● **GOAL OF THE EXERCISE**:
Return precisely the span of lines from the top of the material below to the line containing "const markerIsolates = [2.97, 13, 17.35];", both included. Pictures are excluded.

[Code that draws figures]
++++++++

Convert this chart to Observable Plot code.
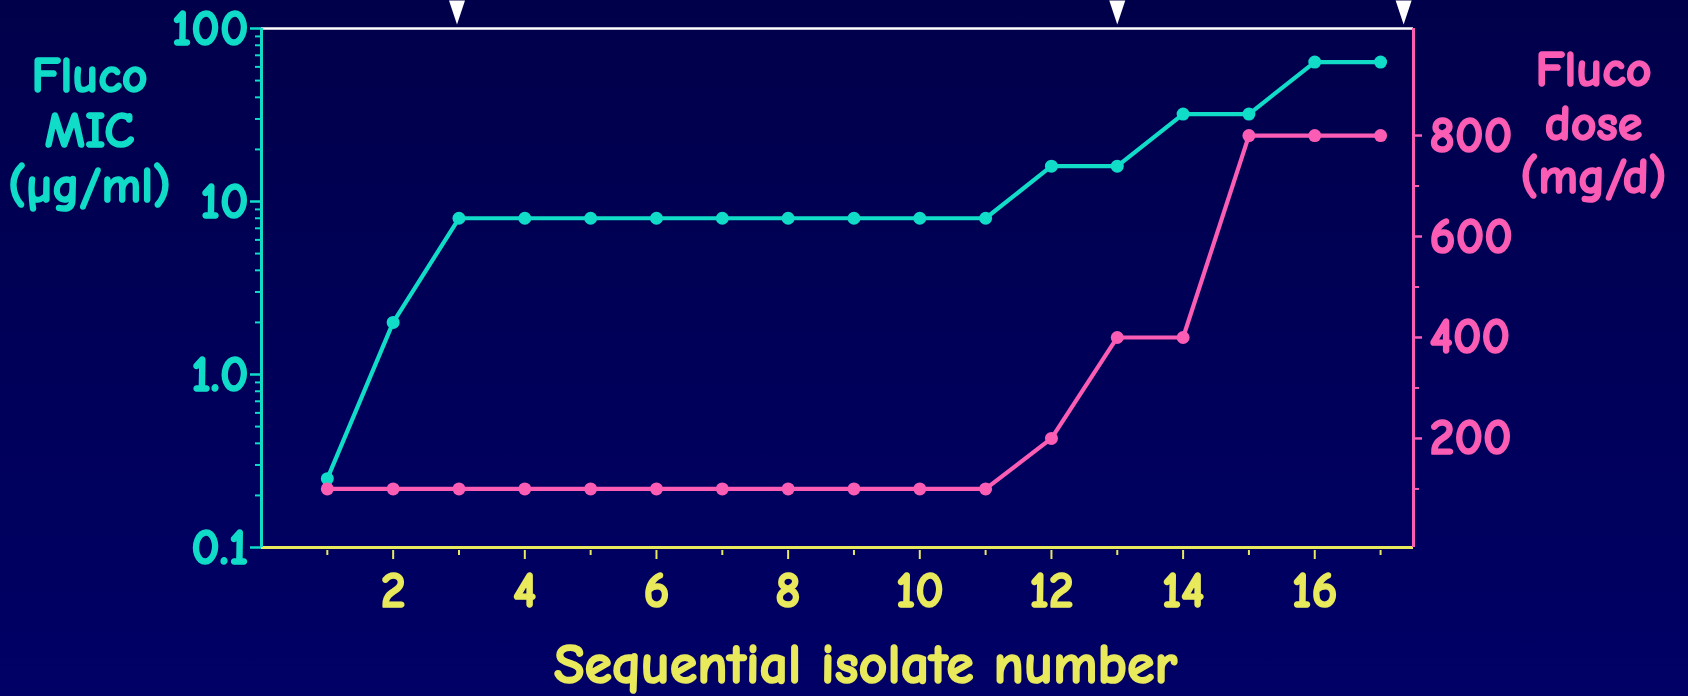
<!DOCTYPE html>
<html>
<head>
<meta charset="utf-8">
<script src="https://cdn.jsdelivr.net/npm/d3@7"></script>
<script src="https://cdn.jsdelivr.net/npm/@observablehq/plot@0.6"></script>
<style>
html, body { margin: 0; padding: 0; background: #00004c; }
#chart { position: relative; width: 1688px; height: 696px; background: linear-gradient(#00004a, #000066); overflow: hidden; }
#chart svg { position: absolute; left: 0; top: 0; }
</style>
</head>
<body>
<div id="chart"></div>
<script>
// ---- data ----
const isolates = [1, 2, 3, 4, 5, 6, 7, 8, 9, 10, 11, 12, 13, 14, 15, 16, 17];
const micValues = [0.25, 2, 8, 8, 8, 8, 8, 8, 8, 8, 8, 16, 16, 32, 32, 64, 64];
const doseValues = [100, 100, 100, 100, 100, 100, 100, 100, 100, 100, 100, 200, 400, 400, 800, 800, 800];
const markerIsolates = [2.97, 13, 17.35];

// ---- ticks & labels ----
const xMajorTicks = [2, 4, 6, 8, 10, 12, 14, 16];
const xMinorTicks = [1, 3, 5, 7, 9, 11, 13, 15, 17];
const micTicks = [0.1, 1, 10, 100];
const micTickLabels = ["0.1", "1.0", "10", "100"];
const micMinorTicks = [0.2, 0.3, 0.4, 0.5, 0.6, 0.7, 0.8, 0.9, 2, 3, 4, 5, 6, 7, 8, 9, 20, 30, 40, 50, 60, 70, 80, 90];
const doseTicks = [200, 400, 600, 800];
const doseMinorTicks = [100, 300, 500, 700];
const xTitle = "Sequential isolate number";
const micTitle = ["Fluco", "MIC", "(µg/ml)"];
const doseTitle = ["Fluco", "dose", "(mg/d)"];

const CYAN = "#10dcc8";
const PINK = "#fb5cb4";
const YELLOW = "#e9e95c";
const FONT = '"Comic Sans MS", "Comic Neue", Lato, "Noto Sans", sans-serif';

const micData = isolates.map((k, i) => ({isolate: k, mic: micValues[i]}));
const doseData = isolates.map((k, i) => ({isolate: k, dose: doseValues[i]}));

const narrowTriangle = {
  draw(ctx) {
    ctx.moveTo(-8, -12);
    ctx.lineTo(8, -12);
    ctx.lineTo(0, 12);
    ctx.closePath();
  }
};

const common = {
  width: 1688, height: 696,
  marginLeft: 261, marginRight: 275, marginTop: 28, marginBottom: 149,
  style: {background: "transparent", fontFamily: FONT, fontWeight: "bold", fontSize: "50px", overflow: "visible"}
};

const p1 = Plot.plot({
  ...common,
  x: {domain: [0, 17.5]},
  y: {type: "log", domain: [0.1, 100]},
  marks: [
    Plot.ruleY([100], {stroke: "white", strokeWidth: 2.5}),
    Plot.ruleY([0.1], {stroke: YELLOW, strokeWidth: 3}),
    Plot.ruleX([0], {stroke: CYAN, strokeWidth: 3}),
    Plot.axisY(micMinorTicks, {anchor: "left", tickSize: 6, tickFormat: () => "", color: CYAN, strokeWidth: 2, label: null}),
    Plot.axisY(micTicks, {anchor: "left", tickSize: 11, tickPadding: 2, tickFormat: (d) => micTickLabels[micTicks.indexOf(d)], color: CYAN, strokeWidth: 2.5, fontSize: 50, label: null}),
    Plot.axisX(xMinorTicks, {anchor: "bottom", tickSize: 5, dy: 3, tickFormat: () => "", color: YELLOW, strokeWidth: 2, label: null}),
    Plot.axisX(xMajorTicks, {anchor: "bottom", tickSize: 9, dy: 3, tickPadding: 12, color: YELLOW, strokeWidth: 2, fontSize: 50, label: null}),
    Plot.line(micData, {x: "isolate", y: "mic", stroke: CYAN, strokeWidth: 4.2}),
    Plot.dot(micData, {x: "isolate", y: "mic", r: 6.5, fill: CYAN}),
    Plot.dot(markerIsolates, {x: d => d, y: () => 100, dy: -16, symbol: narrowTriangle, fill: "white"}),
    Plot.text([micTitle.join("\n")], {text: d => d, frameAnchor: "top-left", dx: -172, dy: 101, textAnchor: "middle", lineAnchor: "middle", lineHeight: 1.1, fontSize: 50, fill: CYAN}),
    Plot.text([doseTitle.join("\n")], {text: d => d, frameAnchor: "top-right", dx: 180, dy: 94, textAnchor: "middle", lineAnchor: "middle", lineHeight: 1.07, fontSize: 50, fill: PINK}),
    Plot.text([xTitle], {text: d => d, frameAnchor: "bottom", dx: 28, dy: 118, textAnchor: "middle", lineAnchor: "middle", fontSize: 56, fill: YELLOW})
  ]
});

const p2 = Plot.plot({
  ...common,
  x: {domain: [0, 17.5], axis: null},
  y: {domain: [-16, 1012]},
  marks: [
    Plot.ruleX([17.5], {stroke: PINK, strokeWidth: 3}),
    Plot.axisY(doseMinorTicks, {anchor: "right", tickSize: 5, tickFormat: () => "", color: PINK, strokeWidth: 2, label: null}),
    Plot.axisY(doseTicks, {anchor: "right", tickSize: 8, tickPadding: 8, color: PINK, strokeWidth: 2.5, fontSize: 50, label: null}),
    Plot.line(doseData, {x: "isolate", y: "dose", stroke: PINK, strokeWidth: 4.2}),
    Plot.dot(doseData, {x: "isolate", y: "dose", r: 6.5, fill: PINK})
  ]
});

const chart = document.getElementById("chart");
chart.appendChild(p1);
chart.appendChild(p2);

// heavier lettering, like the bold comic face of the original
chart.querySelectorAll("text").forEach(el => {
  if (!el.textContent.trim()) return;
  const fill = getComputedStyle(el).fill;
  el.setAttribute("stroke", fill);
  el.setAttribute("stroke-width", "1.6");
  el.setAttribute("stroke-linejoin", "round");
});
</script>
</body>
</html>
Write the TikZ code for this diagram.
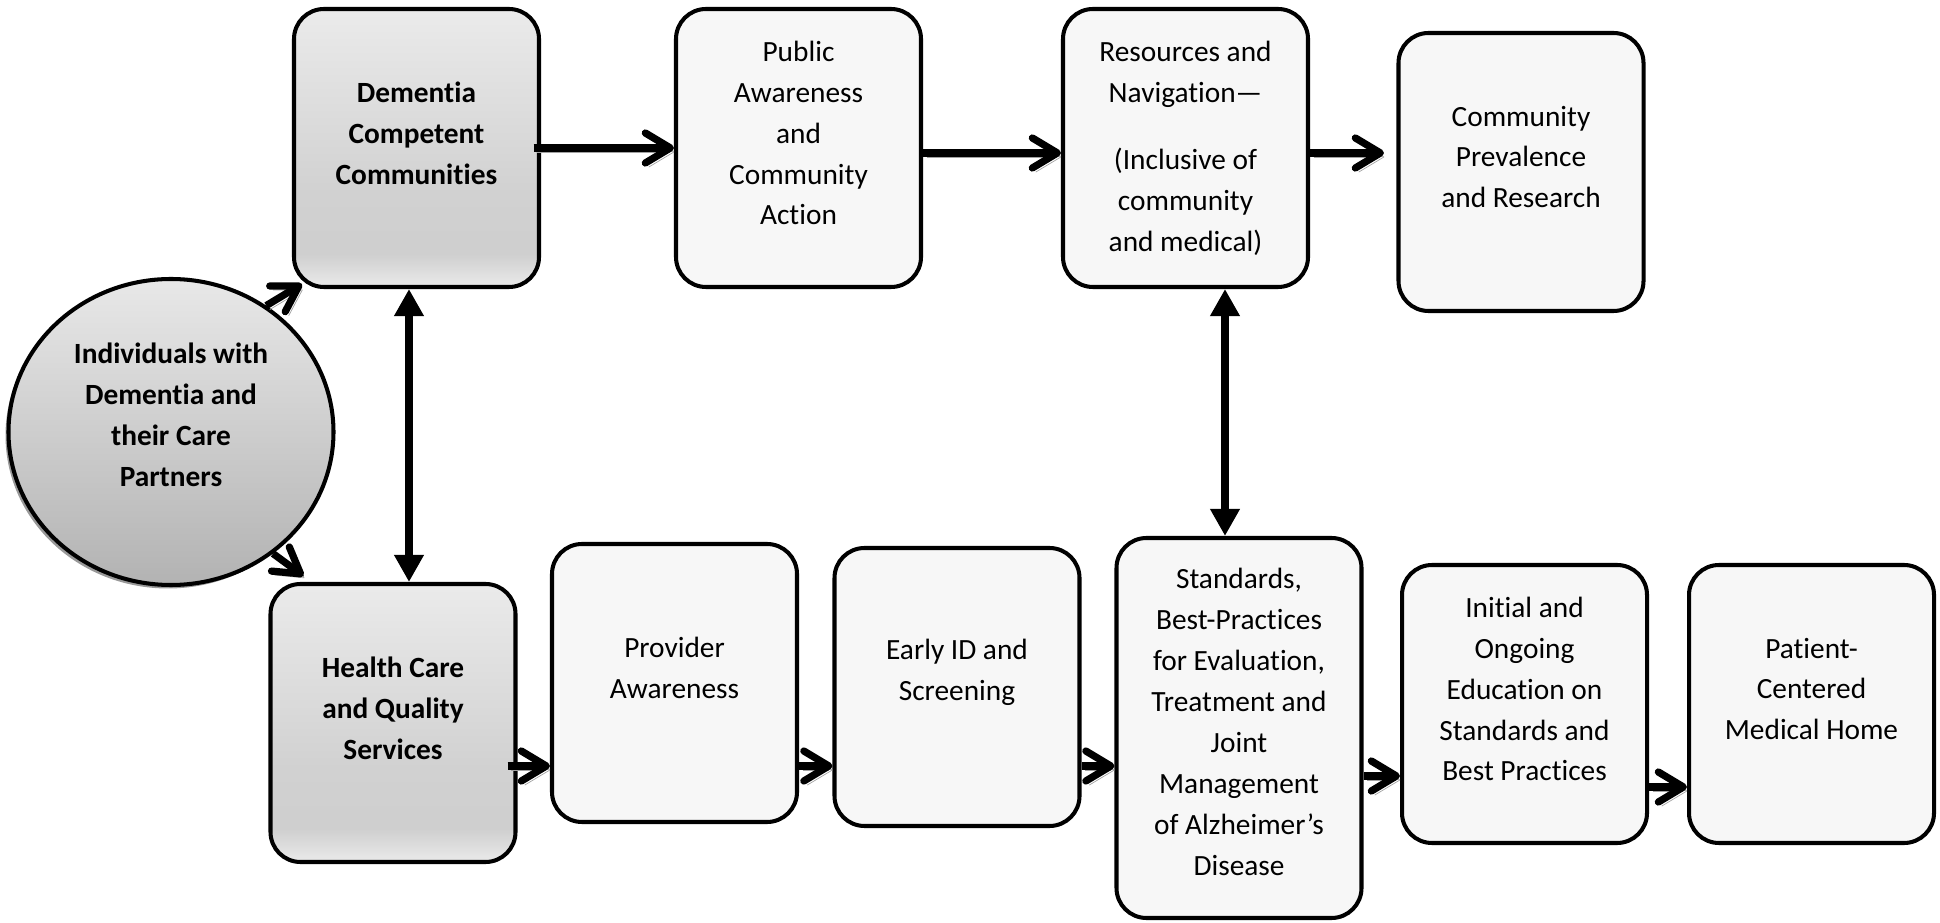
\documentclass[tikz,border=0pt]{standalone}
\usepackage{fontspec}
\setmainfont{Carlito}[Ligatures=NoCommon]
\usetikzlibrary{arrows.meta,shapes.geometric,shadows}
\definecolor{boxfill}{gray}{0.97}
\definecolor{arrowshade}{gray}{0.63}
\newcommand{\boxsize}{\fontsize{16.7pt}{23.3pt}\selectfont}
\pgfdeclareverticalshading{softgray}{100bp}{color(0bp)=(black!8); color(25bp)=(black!8); color(31bp)=(black!19); color(42bp)=(black!18); color(75bp)=(black!8); color(100bp)=(black!8)}
\tikzset{
  box/.style={draw, line width=2.3pt, rounded corners=0.6cm, fill=boxfill,
    minimum width=4.9cm, minimum height=5.56cm, inner sep=0pt},
  shadedbox/.style={box, shading=softgray},
  circ/.style={ellipse, draw, line width=2.3pt, top color=black!9, bottom color=black!30,
    minimum width=6.5cm, minimum height=6.12cm, inner sep=0pt,
    drop shadow={shadow xshift=-0.06cm, shadow yshift=-0.07cm, fill=black!40, opacity=1}},
  txt/.style={align=center, font=\boxsize, yshift=0.3cm},
  txtb/.style={txt, font=\boxsize\bfseries},
  flow/.style={line width=0.145cm, -{Straight Barb[length=0.5cm, width=0.6cm, round]},
    preaction={draw=arrowshade, transform canvas={shift={(0.07cm,-0.08cm)}}}},
  link/.style={line width=0.17cm, {Triangle[length=0.54cm, width=0.56cm]}-{Triangle[length=0.54cm, width=0.56cm]}}
}
\begin{document}
\begin{tikzpicture}
   \useasboundingbox (0,0) rectangle (38.8,18.44);
   % community row
   \node[shadedbox, label={[txtb]center:{Dementia\\Competent\\Communities}}] (dcc) at (8.33,15.48) {};
   \node[box, label={[txt]center:{Public\\Awareness\\and\\Community\\Action}}] (pub) at (15.97,15.48) {};
   \node[box, label={[txt, yshift=-0.3cm]center:{Resources and\\Navigation\textemdash\\[0.52cm](Inclusive of\\community\\and medical)}}] (res) at (23.71,15.48) {};
   \node[box, label={[txt]center:{Community\\Prevalence\\and Research}}] (comm) at (30.42,15.0) {};
   % individuals
   \node[circ, label={[txtb, yshift=0.04cm]center:{Individuals with\\Dementia and\\their Care\\Partners}}] (ind) at (3.42,9.8) {};
   % health care row
   \node[shadedbox, label={[txtb]center:{Health Care\\and Quality\\Services}}] (hc) at (7.86,3.98) {};
   \node[box, label={[txt]center:{Provider\\Awareness}}] (prov) at (13.49,4.78) {};
   \node[box, label={[txt]center:{Early ID and\\Screening}}] (early) at (19.14,4.7) {};
   \node[box, minimum height=7.6cm, label={[txt, yshift=-0.18cm]center:{Standards,\\Best-Practices\\for Evaluation,\\Treatment and\\Joint\\Management\\of Alzheimer’s\\Disease}}] (std) at (24.78,3.88) {};
   \node[box, label={[txt]center:{Initial and\\Ongoing\\Education on\\Standards and\\Best Practices}}] (init) at (30.49,4.36) {};
   \node[box, label={[txt]center:{Patient-\\Centered\\Medical Home}}] (pat) at (36.23,4.36) {};
   % top arrows
   \draw[flow, shorten <=-0.15cm] (dcc.east) -- (pub.west);
   \coordinate (a1) at ([yshift=-0.1cm]pub.east);
   \draw[flow] (a1) -- (a1 -| res.west);
   \coordinate (a2) at ([yshift=-0.1cm]res.east);
   \draw[flow, shorten >=0.25cm] (a2) -- (a2 -| comm.west);
   % from the individuals
   \draw[flow] (ind.53) -- ([xshift=0.2cm,yshift=0.1cm]dcc.south west);
   \draw[flow] (ind.-50) -- ([xshift=0.7cm,yshift=0.12cm]hc.north west);
   % two-way links
   \coordinate (v1) at ([xshift=-0.15cm]dcc.south);
   \draw[link] (v1) -- (v1 |- hc.north);
   \coordinate (v2) at ([xshift=0.79cm]res.south);
   \draw[link] (v2) -- (v2 |- std.north);
   % bottom arrows
   \coordinate (b1) at ([yshift=-0.86cm]hc.east);
   \draw[flow, shorten <=-0.2cm] (b1) -- (b1 -| prov.west);
   \coordinate (b2) at ([yshift=-1.66cm]prov.east);
   \draw[flow] (b2) -- (b2 -| early.west);
   \coordinate (b3) at ([yshift=-1.58cm]early.east);
   \draw[flow] (b3) -- (b3 -| std.west);
   \coordinate (b4) at ([yshift=-0.96cm]std.east);
   \draw[flow] (b4) -- (b4 -| init.west);
   \coordinate (b5) at ([yshift=-1.66cm]init.east);
   \draw[flow] (b5) -- (b5 -| pat.west);
\end{tikzpicture}
\end{document}
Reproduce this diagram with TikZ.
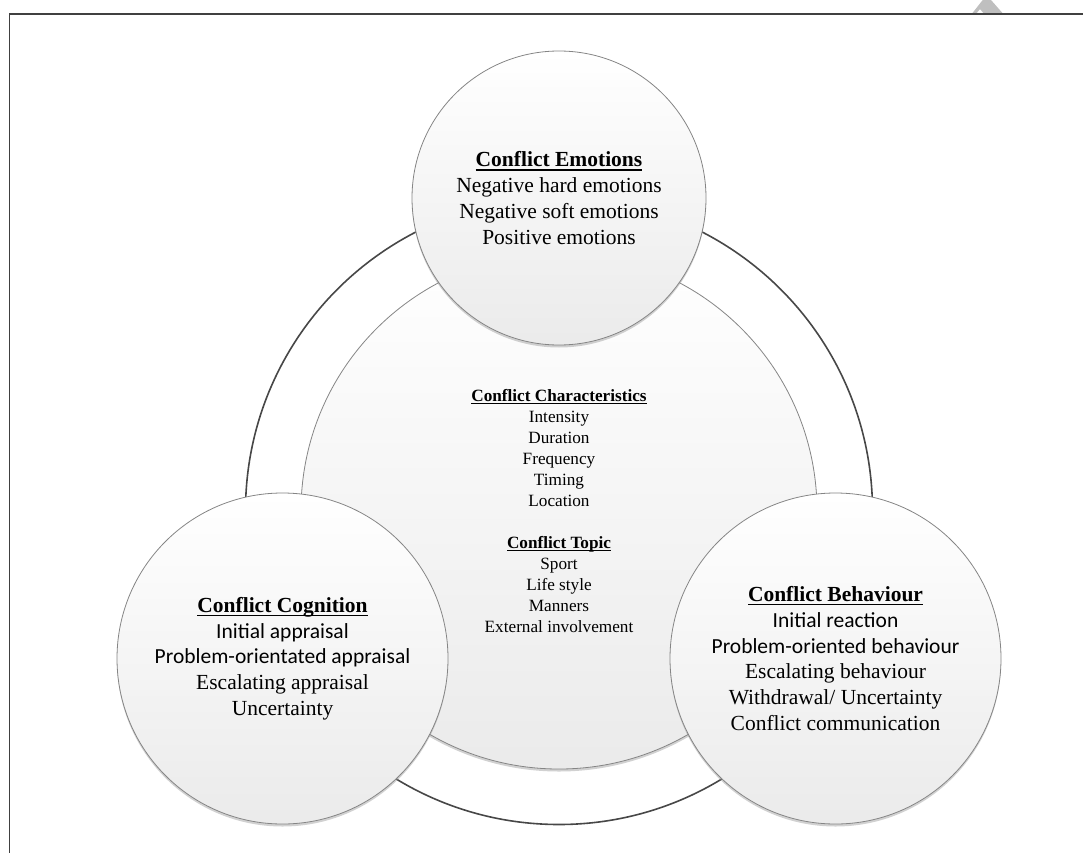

++++++++

● **TASK RESPONSE**:
Convert this chart to Observable Plot code.
<!DOCTYPE html>
<html>
<head>
<meta charset="utf-8">
<script src="https://cdn.jsdelivr.net/npm/d3@7"></script>
<script src="https://cdn.jsdelivr.net/npm/@observablehq/plot@0.6"></script>
<style>
html, body { margin: 0; padding: 0; background: #00004c; }
#chart { position: relative; width: 1688px; height: 696px; background: linear-gradient(#00004a, #000066); overflow: hidden; }
#chart svg { position: absolute; left: 0; top: 0; }
</style>
</head>
<body>
<div id="chart"></div>
<script>
// ---- data ----
const isolates = [1, 2, 3, 4, 5, 6, 7, 8, 9, 10, 11, 12, 13, 14, 15, 16, 17];
const micValues = [0.25, 2, 8, 8, 8, 8, 8, 8, 8, 8, 8, 16, 16, 32, 32, 64, 64];
const doseValues = [100, 100, 100, 100, 100, 100, 100, 100, 100, 100, 100, 200, 400, 400, 800, 800, 800];
const markerIsolates = [2.97, 13, 17.35];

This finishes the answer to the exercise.